Jimmy Orozco is a junior guard at Melrose, a team that’s 7-1 so far this winter.

Orozco lost his ability to hear when he was just 5 years old.

“He fit in from Day 1,” coach Ryan Dusha said. “I think it’s because of the constant smile and attitude that he has.”

Dusha isn’t talking about his top scorer or top rebounder. He’s talking about a junior who showed up this year with a big smile on his face, despite almost no basketball experience.

But that was the least of their worries.

“We have to write down a lot of things for him,” Dusha said. “We have to use hand signals.”

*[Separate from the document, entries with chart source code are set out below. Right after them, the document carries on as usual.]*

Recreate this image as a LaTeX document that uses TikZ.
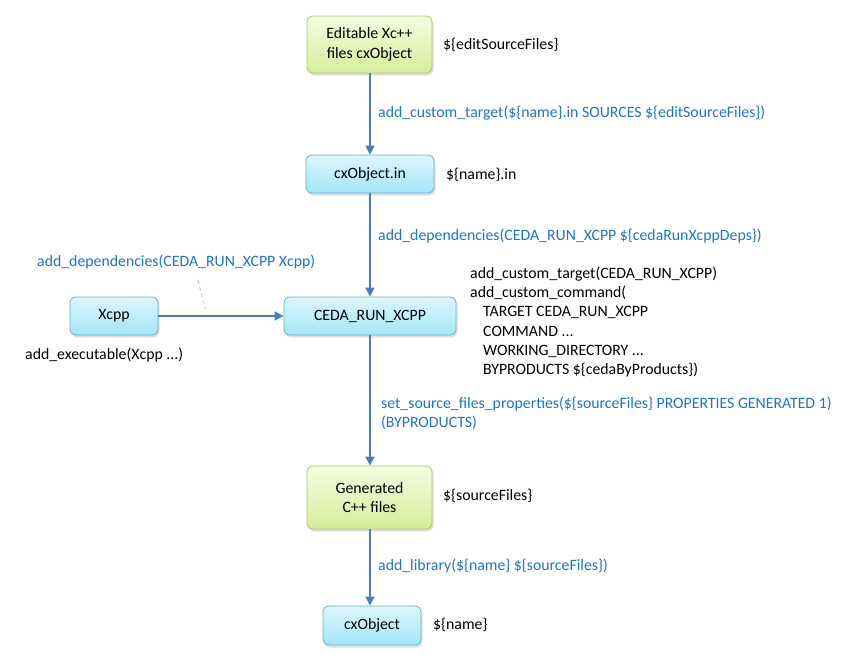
\documentclass[tikz,border=0pt]{standalone}
\usepackage{fontspec}
\setmainfont{Carlito}
\usetikzlibrary{shadows,arrows.meta}
\definecolor{txtblue}{HTML}{1F74C4}
\definecolor{arrowblue}{HTML}{4A7EBB}
\definecolor{bluetop}{HTML}{DDF6FD}
\definecolor{bluebot}{HTML}{A3E6F8}
\definecolor{blueedge}{HTML}{6AAFCB}
\definecolor{greentop}{HTML}{F6FBE0}
\definecolor{greenbot}{HTML}{D3EE9A}
\definecolor{greenedge}{HTML}{A9C771}
\tikzset{
  box/.style={rounded corners=6pt, draw=#1, line width=0.8pt, align=center,
     inner sep=0pt, drop shadow={shadow xshift=1.5pt, shadow yshift=-2.5pt, opacity=0.25}},
  bluebox/.style={box=blueedge, top color=bluetop, bottom color=bluebot},
  greenbox/.style={box=greenedge, top color=greentop, bottom color=greenbot},
  conn/.style={draw=arrowblue, line width=1.6pt, -{Triangle[length=9pt,width=9pt]}},
  lab/.style={anchor=west, inner sep=0pt, text=txtblue},
  note/.style={anchor=west, inner sep=0pt, text=black}
}
\begin{document}
\begin{tikzpicture}[x=1pt,y=-1pt, font=\fontsize{15.8}{19.3}\selectfont]
\useasboundingbox (0,0) rectangle (859,664);
\node[greenbox, minimum width=125pt, minimum height=57pt] (edit) at (369.5,44.5) {Editable Xc++\\files cxObject};
\node[bluebox, minimum width=128pt, minimum height=38pt] (cin) at (370,174) {cxObject.in};
\node[bluebox, minimum width=172pt, minimum height=38pt] (ceda) at (370,316) {CEDA\_RUN\_XCPP};
\node[bluebox, minimum width=88pt, minimum height=38pt] (xcpp) at (114,316) {Xcpp};
\node[greenbox, minimum width=125pt, minimum height=63pt] (gen) at (369.5,497.5) {Generated\\C++ files};
\node[bluebox, minimum width=98pt, minimum height=39pt] (cxo) at (372,625.5) {cxObject};

\draw[conn] (edit.south -| 370,0) -- (cin.north -| 370,0);
\draw[conn] (cin.south -| 370,0) -- (ceda.north -| 370,0);
\draw[conn] (ceda.south -| 370,0) -- (gen.north -| 370,0);
\draw[conn] (gen.south -| 370,0) -- (cxo.north -| 370,0);
\draw[conn] (xcpp) -- (ceda);

\node[note] (n1) at (443,45) {\$\{editSourceFiles\}};
\node[note] (n2) at (446,175) {\$\{name\}.in};
\node[note] (n3) at (443,496) {\$\{sourceFiles\}};
\node[note] (n4) at (433,625) {\$\{name\}};
\node[note] (n5) at (25,355) {add\_executable(Xcpp ...)};

\node[lab] (l1) at (378,113) {add\_custom\_target(\$\{name\}.in SOURCES \$\{editSourceFiles\})};
\node[lab] (l2) at (378,236) {add\_dependencies(CEDA\_RUN\_XCPP \$\{cedaRunXcppDeps\})};
\node[lab] (l3) at (37,262) {add\_dependencies(CEDA\_RUN\_XCPP Xcpp)};
\node[lab, align=left] (l4) at (381,413.5) {set\_source\_files\_properties(\$\{sourceFiles\} PROPERTIES GENERATED 1)\\(BYPRODUCTS)};
\node[lab] (l5) at (378,566) {add\_library(\$\{name\} \$\{sourceFiles\})};

\node[note, align=left] (code) at (470,322) {add\_custom\_target(CEDA\_RUN\_XCPP)\\
add\_custom\_command(\\
\hspace*{13pt}TARGET CEDA\_RUN\_XCPP\\
\hspace*{13pt}COMMAND ...\\
\hspace*{13pt}WORKING\_DIRECTORY ...\\
\hspace*{13pt}BYPRODUCTS \$\{cedaByProducts\})};

\coordinate (d1) at (198,280);
\coordinate (d2) at (205,309);
\draw[gray!35, line width=1.2pt, dash pattern=on 4pt off 3pt] (d1) -- (d2);
\end{tikzpicture}
\end{document}
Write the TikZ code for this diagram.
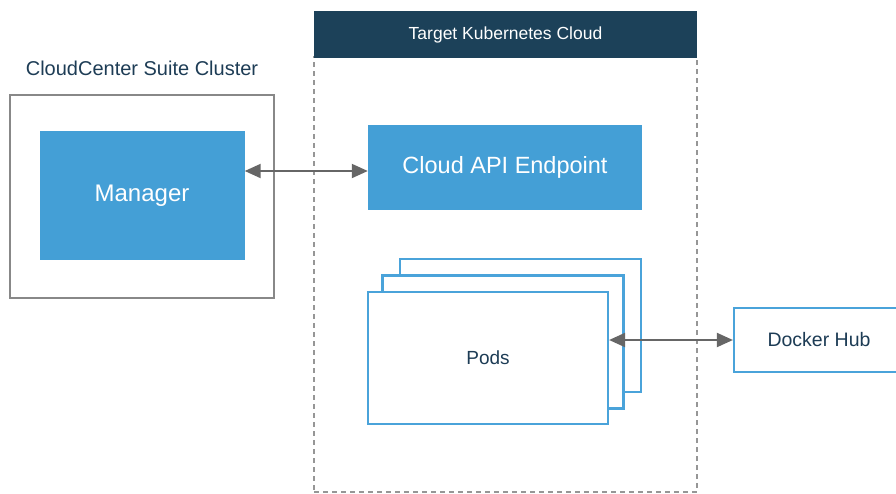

Orozco is deaf. Spanish is his first language. Sign language is his second. English is his third.

So, actions on the court really do speak louder than words.

“It’s been a lot of thumbs up, and a lot of smiles,” said teammate Scottie Stone. “It’s been positive, definitely.”

Stone is Melrose’s top player. And like his teammates, he’s taken a liking to Orozco. When they noticed he was biking to school and practice, they started taking turns giving him a ride.

“When he gets in the game, everyone’s on their feet … everybody’s jumping around like crazy men on the sidelines,” Stone said.

Orozco can’t hear any of it though. But the smile remains.

Some of the teachers pooled money together to buy him an iPad so he can show his coaches how to communicate with him.

When that’s not available, it’s your basic pen and paper.

And that’s how Orozco has carved out a role on this top-ranked team. He may never lead the team in scoring, but he’ll always lead them in smiling.

“It’s been fun to see that grade-schoolish type attitude,” Dusha said. “We all need to have that because we get lost in the final score too much, and we need to realize this is a game and it’s meant to be fun.”

Orozco attended Minnesota State Academy for the Deaf in Faribault last year where he played a little basketball.

He moved to Melrose to be closer to his family, and also wants to try out for football next year.